— Begin DATASET SECTION —

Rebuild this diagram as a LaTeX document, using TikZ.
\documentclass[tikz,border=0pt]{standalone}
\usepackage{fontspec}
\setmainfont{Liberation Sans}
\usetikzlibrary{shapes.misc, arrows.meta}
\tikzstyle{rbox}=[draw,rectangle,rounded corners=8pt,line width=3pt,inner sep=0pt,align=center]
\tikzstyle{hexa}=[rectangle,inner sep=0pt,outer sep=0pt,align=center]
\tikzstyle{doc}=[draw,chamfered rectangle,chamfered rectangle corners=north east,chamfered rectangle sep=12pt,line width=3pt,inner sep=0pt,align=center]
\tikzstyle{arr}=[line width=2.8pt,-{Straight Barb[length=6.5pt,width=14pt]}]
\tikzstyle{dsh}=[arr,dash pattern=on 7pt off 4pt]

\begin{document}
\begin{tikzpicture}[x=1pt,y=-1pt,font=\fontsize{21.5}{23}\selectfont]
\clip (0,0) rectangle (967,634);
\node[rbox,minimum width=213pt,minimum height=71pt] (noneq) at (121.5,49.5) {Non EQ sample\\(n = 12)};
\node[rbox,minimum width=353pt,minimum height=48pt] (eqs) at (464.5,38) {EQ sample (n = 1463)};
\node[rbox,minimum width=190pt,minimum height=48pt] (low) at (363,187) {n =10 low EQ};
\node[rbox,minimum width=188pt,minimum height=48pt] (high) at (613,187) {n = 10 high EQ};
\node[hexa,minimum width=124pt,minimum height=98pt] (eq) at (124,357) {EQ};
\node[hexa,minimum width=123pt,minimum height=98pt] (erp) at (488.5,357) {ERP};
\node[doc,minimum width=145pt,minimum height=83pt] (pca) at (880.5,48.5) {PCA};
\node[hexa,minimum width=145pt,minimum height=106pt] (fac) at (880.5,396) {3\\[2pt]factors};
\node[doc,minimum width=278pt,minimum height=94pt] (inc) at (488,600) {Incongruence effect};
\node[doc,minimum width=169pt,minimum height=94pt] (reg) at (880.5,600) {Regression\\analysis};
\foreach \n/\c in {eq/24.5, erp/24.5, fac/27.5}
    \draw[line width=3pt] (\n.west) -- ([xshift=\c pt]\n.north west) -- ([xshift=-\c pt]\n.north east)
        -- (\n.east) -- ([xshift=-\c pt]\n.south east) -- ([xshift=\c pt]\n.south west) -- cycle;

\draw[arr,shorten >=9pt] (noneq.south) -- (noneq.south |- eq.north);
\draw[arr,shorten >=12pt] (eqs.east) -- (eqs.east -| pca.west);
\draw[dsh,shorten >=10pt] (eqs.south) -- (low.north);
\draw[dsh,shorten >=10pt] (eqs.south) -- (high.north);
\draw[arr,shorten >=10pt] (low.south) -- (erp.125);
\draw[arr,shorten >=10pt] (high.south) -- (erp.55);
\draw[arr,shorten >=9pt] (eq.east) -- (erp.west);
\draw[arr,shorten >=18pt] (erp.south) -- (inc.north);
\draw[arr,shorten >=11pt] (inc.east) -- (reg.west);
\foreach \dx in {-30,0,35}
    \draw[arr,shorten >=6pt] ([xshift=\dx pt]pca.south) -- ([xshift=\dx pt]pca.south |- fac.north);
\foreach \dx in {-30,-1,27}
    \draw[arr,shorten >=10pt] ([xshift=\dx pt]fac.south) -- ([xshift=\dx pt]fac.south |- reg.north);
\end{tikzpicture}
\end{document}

— End DATASET SECTION —

* [TASK BRIEF] Copy the lines from the start of the data verbatim, stopping after the line containing "7pt off 4pt]".

* [ANSWER TO THE PROBLEM]
Rebuild this diagram as a LaTeX document, using TikZ.
\documentclass[tikz,border=0pt]{standalone}
\usepackage{fontspec}
\setmainfont{Liberation Sans}
\usetikzlibrary{shapes.misc, arrows.meta}
\tikzstyle{rbox}=[draw,rectangle,rounded corners=8pt,line width=3pt,inner sep=0pt,align=center]
\tikzstyle{hexa}=[rectangle,inner sep=0pt,outer sep=0pt,align=center]
\tikzstyle{doc}=[draw,chamfered rectangle,chamfered rectangle corners=north east,chamfered rectangle sep=12pt,line width=3pt,inner sep=0pt,align=center]
\tikzstyle{arr}=[line width=2.8pt,-{Straight Barb[length=6.5pt,width=14pt]}]
\tikzstyle{dsh}=[arr,dash pattern=on 7pt off 4pt]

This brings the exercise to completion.